Pompei, condannati i tombaroli: «Hanno saccheggiato la villa del carro»

Pompei, condannati i tombaroli: «Hanno saccheggiato la villa del carro»
di Dario Sautto
Martedì 21 Settembre 2021, 12:00
3 Minuti di Lettura

Sono Giuseppe e Raffaele Izzo i due tombaroli che hanno partecipato agli scavi clandestini, a Pompei, alla ricerca di una biga di epoca romana. A stabilirlo è la sentenza di primo grado emessa ieri dal giudice del tribunale di Torre Annunziata, Silvia Paladino, che ha condannato padre e figlio rispettivamente a tre anni e mezzo e a tre anni di reclusione. Secondo il giudice non ci sono dubbi: sono loro i responsabili del saccheggio di Civita Giuliana, all'esterno delle mura dell'antica Pompei, dove da tre anni è iniziata una campagna di scavi che sta regalando scoperte uniche. Assistiti dagli avvocati Francesco Matrone e Maria Formisano, ieri i due Izzo hanno provato a spiegare le proprie ragioni. «Dal cellaio sotto casa Izzo poteva accedere chiunque e scavare i tunnel, nonostante ci fosse il catenaccio» è stata la tesi difensiva, con i due legali che hanno provato a far crollare il castello accusatorio puntando anche sulla mancanza di «proroghe di indagini per gli altri reati contestati, ad eccezione della ricettazione, per la quale il pm ha chiesto l'assoluzione». Danneggiamento del patrimonio archeologico, scavo clandestino, impossessamento illecito di beni culturali e violazione dei sigilli sono i reati per i quali il procuratore aggiunto Pierpaolo Filippelli lo scorso luglio aveva chiesto la condanna di Giuseppe e Raffaele Izzo, ritenuti dagli inquirenti «due tombaroli recidivi che non hanno mai mostrato segni di ravvedimento». Eppure, secondo la difesa degli imputati, con il traffico di beni archeologici «si diventa ricchi, invece uno degli imputati è addirittura ammesso al gratuito patrocinio». Secondo il giudice, però, i due imputati dovranno risarcire in sede civile il Parco Archeologico di Pompei per i danni arrecati con il saccheggio, stimati dall'ex direttore Massimo Osanna in circa due milioni di euro.

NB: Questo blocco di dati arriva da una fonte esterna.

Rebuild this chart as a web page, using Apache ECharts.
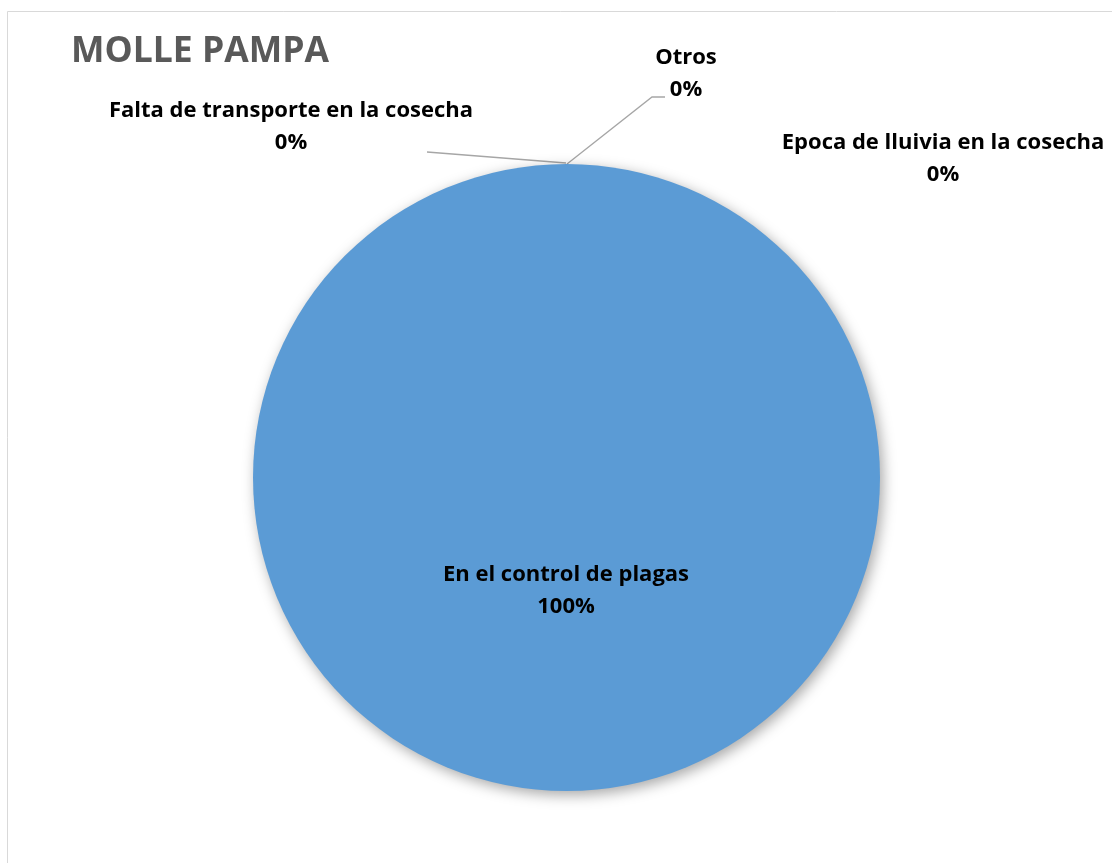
<!DOCTYPE html>
<html>
<head>
<meta charset="utf-8">
<script src="https://cdn.jsdelivr.net/npm/echarts@6/dist/echarts.min.js"></script>
<style>
html,body{margin:0;padding:0;background:#fff;}
#c{width:1112px;height:863px;}
</style>
</head>
<body>
<div id="c"></div>
<script>
const titleText = 'MOLLE PAMPA';
const categories = ['En el control de plagas', 'Epoca de lluivia en la cosecha', 'Falta de transporte en la cosecha', 'Otros'];
const values = [100, 0, 0, 0];

// label anchor positions (centre of each label block)
const labelPos = {
  'En el control de plagas': [566, 591],
  'Epoca de lluivia en la cosecha': [943, 159],
  'Falta de transporte en la cosecha': [291, 127],
  'Otros': [686, 74]
};
const leaderLines = {
  'Otros': [[567, 164], [652, 97], [665, 97]],
  'Falta de transporte en la cosecha': [[566, 163], [427, 152]]
};

const FONT = '"Open Sans", Lato, sans-serif';
const chart = echarts.init(document.getElementById('c'), null, {renderer: 'canvas'});
chart.setOption({
  backgroundColor: '#ffffff',
  animation: false,
  title: {
    text: titleText,
    left: 66,
    top: 29,
    textStyle: {fontFamily: FONT, fontWeight: 'bold', fontSize: 35.5, color: '#595959'}
  },
  graphic: [{
    type: 'rect',
    shape: {x: 7.5, y: 11.5, width: 1300, height: 1000},
    style: {fill: 'none', stroke: '#d9d9d9', lineWidth: 1},
    silent: true, z: -1
  }],
  series: [{
    type: 'pie',
    center: [566.5, 477.5],
    radius: 313.5,
    startAngle: 90,
    clockwise: true,
    avoidLabelOverlap: false,
    percentPrecision: 0,
    itemStyle: {
      color: '#5B9BD5',
      borderWidth: 0,
      shadowBlur: 14,
      shadowOffsetX: 3,
      shadowOffsetY: 4,
      shadowColor: 'rgba(0,0,0,0.35)'
    },
    label: {
      show: true,
      formatter: '{b}\n{d}%',
      fontFamily: FONT,
      fontWeight: 'bold',
      fontSize: 22,
      lineHeight: 32,
      color: '#000000',
      align: 'center'
    },
    labelLine: {
      show: true,
      length: 10,
      length2: 10,
      lineStyle: {color: '#a6a6a6', width: 1.3}
    },
    labelLayout: function (p) {
      const name = categories[p.dataIndex];
      const pos = labelPos[name];
      const out = {x: pos[0], y: pos[1], align: 'center', verticalAlign: 'middle'};
      if (leaderLines[name]) out.labelLinePoints = leaderLines[name];
      return out;
    },
    data: categories.map(function (c, i) {
      const d = {name: c, value: values[i]};
      if (!leaderLines[c]) d.labelLine = {show: false};
      return d;
    })
  }]
});
</script>
</body>
</html>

Nel corso delle indagini, interi affreschi strappati dalle pareti sono stati recuperati nel laboratorio di un restauratore, pronti per essere rivenduti sul mercato nero insieme a oggetti e cimeli trafugati da quella immensa e straordinaria villa romana, visitata dai tombaroli con oltre 70 metri di cunicoli clandestini. 

 

Le indagini della Procura di Torre Annunziata erano ripartite nel 2017, quando è arrivata la segnalazione della ripresa degli scavi clandestini, già interrotti diverse volte a partire dal 2009. Nonostante il ruolo dell'informatore anche lui ricettatore di oggetti antichi sia ritenuto dai difensori «ambiguo» anche perché in causa da anni con gli Izzo, stavolta l'indicazione era precisa: i tombaroli cercavano la biga romana di cui parlava già nel 2004 il collaboratore di giustizia Saverio Tammaro, ex affiliato al clan Cesarano. A gennaio, gli scavi della Soprintendenza hanno portato al ritrovamento di un carro da cerimonia, oggetto unico e di rara bellezza, lambito da uno dei cunicoli clandestini. Decisivo è stato il ruolo del brigadiere Salvatore Sorrentino, che ha seguito le indagini accanto ai carabinieri del nucleo tutela patrimonio culturale di Napoli ed ha testimoniato per diverse udienze. «Questa sentenza - commenta il procuratore Nunzio Fragliasso - è un ulteriore riconoscimento dell'impegno della Procura di Torre Annunziata a tutela dell'immenso patrimonio archeologico del circondario, della sinergia con il Parco Archeologico di Pompei e del lavoro profuso dall'aggiunto Pierpaolo Filippelli».

Tra 90 giorni si conosceranno le motivazioni della decisione.